WHAT THIS TASK INVOLVES. Reproduce the listing word for word, leaving every picture behind.

RAW DATA.
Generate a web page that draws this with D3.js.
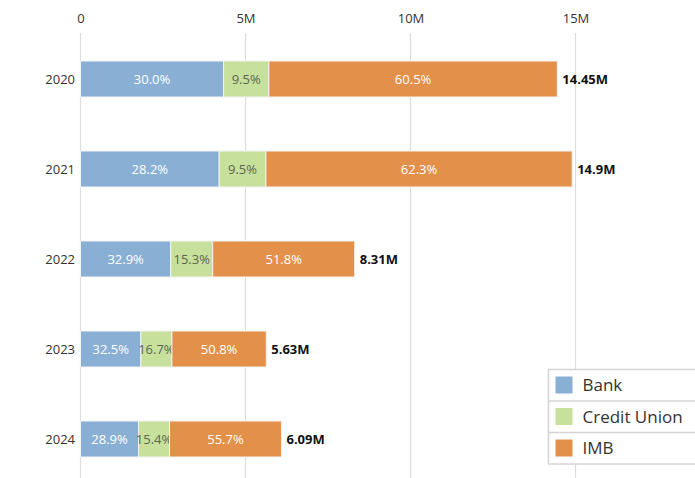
<!DOCTYPE html>
<html><head><meta charset="utf-8">
<script src="https://cdn.jsdelivr.net/npm/d3@7"></script>
<style>body{margin:0;background:#fff}svg{display:block;font-family:"Open Sans",sans-serif}</style>
</head><body><svg id="c" width="695" height="478"></svg>
<script>
const years = ["2020","2021","2022","2023","2024"];
const totals = [14.45, 14.9, 8.31, 5.63, 6.09]; // millions
const series = ["Bank","Credit Union","IMB"];
const bankShare = [30.0, 28.2, 32.9, 32.5, 28.9];
const cuShare = [9.5, 9.5, 15.3, 16.7, 15.4];
const imbShare = [60.5, 62.3, 51.8, 50.8, 55.7];
const tickValues = [0, 5, 10, 15];
const tickLabels = ["0", "5M", "10M", "15M"];
const colors = ["#8aafd5", "#c7e09b", "#e3904b"];
const labelColors = ["#ffffff", "#5b6650", "#ffffff"];

const shares = [bankShare, cuShare, imbShare];
const rows = years.map((y,i)=>{
  const r = {year:y, total:totals[i]};
  series.forEach((s,k)=>{ r[s] = totals[i]*shares[k][i]/100; r[s+"_p"]=shares[k][i]; });
  return r;
});
const stacked = d3.stack().keys(series)(rows);

const svg = d3.select("#c");
const x = d3.scaleLinear().domain([0,15]).range([80.5,575.5]);
const y = d3.scaleBand().domain(years).range([34,484]).paddingInner(0.6).paddingOuter(0.3);

// grid
svg.append("g").selectAll("line").data(tickValues).join("line")
  .attr("x1",d=>x(d)).attr("x2",d=>x(d)).attr("y1",33).attr("y2",478)
  .attr("stroke","#dcdcdc").attr("stroke-width",1.2);

// top axis labels
const ax = svg.append("g").attr("transform","translate(0,18)")
  .call(d3.axisTop(x).tickValues(tickValues).tickFormat((d,i)=>tickLabels[i]).tickSize(0).tickPadding(0));
ax.select(".domain").remove();
ax.selectAll("text").attr("font-size",13).attr("fill","#333").attr("dy","0.35em").attr("font-family","Open Sans");

// y labels
svg.append("g").selectAll("text").data(years).join("text")
  .attr("x",75).attr("y",d=>y(d)+y.bandwidth()/2).attr("dy","0.35em")
  .attr("text-anchor","end").attr("font-size",13).attr("fill","#333").text(d=>d);

// bars
const g = svg.append("g");
stacked.forEach((layer,k)=>{
  g.append("g").selectAll("rect").data(layer).join("rect")
    .attr("x",d=>x(d[0])).attr("width",d=>x(d[1])-x(d[0]))
    .attr("y",d=>y(d.data.year)).attr("height",y.bandwidth())
    .attr("fill",colors[k]).attr("stroke","#f3f3f3").attr("stroke-width",1);
  g.append("g").selectAll("text").data(layer).join("text")
    .attr("x",d=>(x(d[0])+x(d[1]))/2).attr("y",d=>y(d.data.year)+y.bandwidth()/2)
    .attr("dy","0.35em").attr("text-anchor","middle").attr("font-size",13)
    .attr("fill",labelColors[k]).text(d=>d.data[series[k]+"_p"].toFixed(1)+"%");
});

// totals
svg.append("g").selectAll("text").data(rows).join("text")
  .attr("x",d=>x(d.total)+5).attr("y",d=>y(d.year)+y.bandwidth()/2).attr("dy","0.35em")
  .attr("font-size",13).attr("font-weight","bold").attr("fill","#111")
  .text(d=>d.total+"M");

// legend
const lg = svg.append("g").attr("transform","translate(548.5,369.5)");
const rowH = 31.5;
lg.append("rect").attr("width",160).attr("height",rowH*3).attr("fill","#fff").attr("stroke","#d4d4d4").attr("stroke-width",1.5);
series.forEach((s,i)=>{
  if(i>0) lg.append("line").attr("x1",0).attr("x2",160).attr("y1",i*rowH).attr("y2",i*rowH).attr("stroke","#d4d4d4").attr("stroke-width",1.5);
  lg.append("rect").attr("x",7).attr("y",i*rowH+7).attr("width",17).attr("height",17).attr("fill",colors[i]);
  lg.append("text").attr("x",34).attr("y",i*rowH+rowH/2).attr("dy","0.35em").attr("font-size",17).attr("fill","#333").text(s);
});
</script></body></html>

SOLUTION FOR THIS EXERCISE.
Generate a web page that draws this with D3.js.
<!DOCTYPE html>
<html><head><meta charset="utf-8">
<script src="https://cdn.jsdelivr.net/npm/d3@7"></script>
<style>body{margin:0;background:#fff}svg{display:block;font-family:"Open Sans",sans-serif}</style>
</head><body><svg id="c" width="695" height="478"></svg>
<script>
const years = ["2020","2021","2022","2023","2024"];
const totals = [14.45, 14.9, 8.31, 5.63, 6.09]; // millions
const series = ["Bank","Credit Union","IMB"];
const bankShare = [30.0, 28.2, 32.9, 32.5, 28.9];
const cuShare = [9.5, 9.5, 15.3, 16.7, 15.4];
const imbShare = [60.5, 62.3, 51.8, 50.8, 55.7];
const tickValues = [0, 5, 10, 15];
const tickLabels = ["0", "5M", "10M", "15M"];
const colors = ["#8aafd5", "#c7e09b", "#e3904b"];
const labelColors = ["#ffffff", "#5b6650", "#ffffff"];

const shares = [bankShare, cuShare, imbShare];
const rows = years.map((y,i)=>{
  const r = {year:y, total:totals[i]};
  series.forEach((s,k)=>{ r[s] = totals[i]*shares[k][i]/100; r[s+"_p"]=shares[k][i]; });
  return r;
});
const stacked = d3.stack().keys(series)(rows);

const svg = d3.select("#c");
const x = d3.scaleLinear().domain([0,15]).range([80.5,575.5]);
const y = d3.scaleBand().domain(years).range([34,484]).paddingInner(0.6).paddingOuter(0.3);

// grid
svg.append("g").selectAll("line").data(tickValues).join("line")
  .attr("x1",d=>x(d)).attr("x2",d=>x(d)).attr("y1",33).attr("y2",478)
  .attr("stroke","#dcdcdc").attr("stroke-width",1.2);

// top axis labels
const ax = svg.append("g").attr("transform","translate(0,18)")
  .call(d3.axisTop(x).tickValues(tickValues).tickFormat((d,i)=>tickLabels[i]).tickSize(0).tickPadding(0));
ax.select(".domain").remove();
ax.selectAll("text").attr("font-size",13).attr("fill","#333").attr("dy","0.35em").attr("font-family","Open Sans");

// y labels
svg.append("g").selectAll("text").data(years).join("text")
  .attr("x",75).attr("y",d=>y(d)+y.bandwidth()/2).attr("dy","0.35em")
  .attr("text-anchor","end").attr("font-size",13).attr("fill","#333").text(d=>d);

// bars
const g = svg.append("g");
stacked.forEach((layer,k)=>{
  g.append("g").selectAll("rect").data(layer).join("rect")
    .attr("x",d=>x(d[0])).attr("width",d=>x(d[1])-x(d[0]))
    .attr("y",d=>y(d.data.year)).attr("height",y.bandwidth())
    .attr("fill",colors[k]).attr("stroke","#f3f3f3").attr("stroke-width",1);
  g.append("g").selectAll("text").data(layer).join("text")
    .attr("x",d=>(x(d[0])+x(d[1]))/2).attr("y",d=>y(d.data.year)+y.bandwidth()/2)
    .attr("dy","0.35em").attr("text-anchor","middle").attr("font-size",13)
    .attr("fill",labelColors[k]).text(d=>d.data[series[k]+"_p"].toFixed(1)+"%");
});

// totals
svg.append("g").selectAll("text").data(rows).join("text")
  .attr("x",d=>x(d.total)+5).attr("y",d=>y(d.year)+y.bandwidth()/2).attr("dy","0.35em")
  .attr("font-size",13).attr("font-weight","bold").attr("fill","#111")
  .text(d=>d.total+"M");

// legend
const lg = svg.append("g").attr("transform","translate(548.5,369.5)");
const rowH = 31.5;
lg.append("rect").attr("width",160).attr("height",rowH*3).attr("fill","#fff").attr("stroke","#d4d4d4").attr("stroke-width",1.5);
series.forEach((s,i)=>{
  if(i>0) lg.append("line").attr("x1",0).attr("x2",160).attr("y1",i*rowH).attr("y2",i*rowH).attr("stroke","#d4d4d4").attr("stroke-width",1.5);
  lg.append("rect").attr("x",7).attr("y",i*rowH+7).attr("width",17).attr("height",17).attr("fill",colors[i]);
  lg.append("text").attr("x",34).attr("y",i*rowH+rowH/2).attr("dy","0.35em").attr("font-size",17).attr("fill","#333").text(s);
});
</script></body></html>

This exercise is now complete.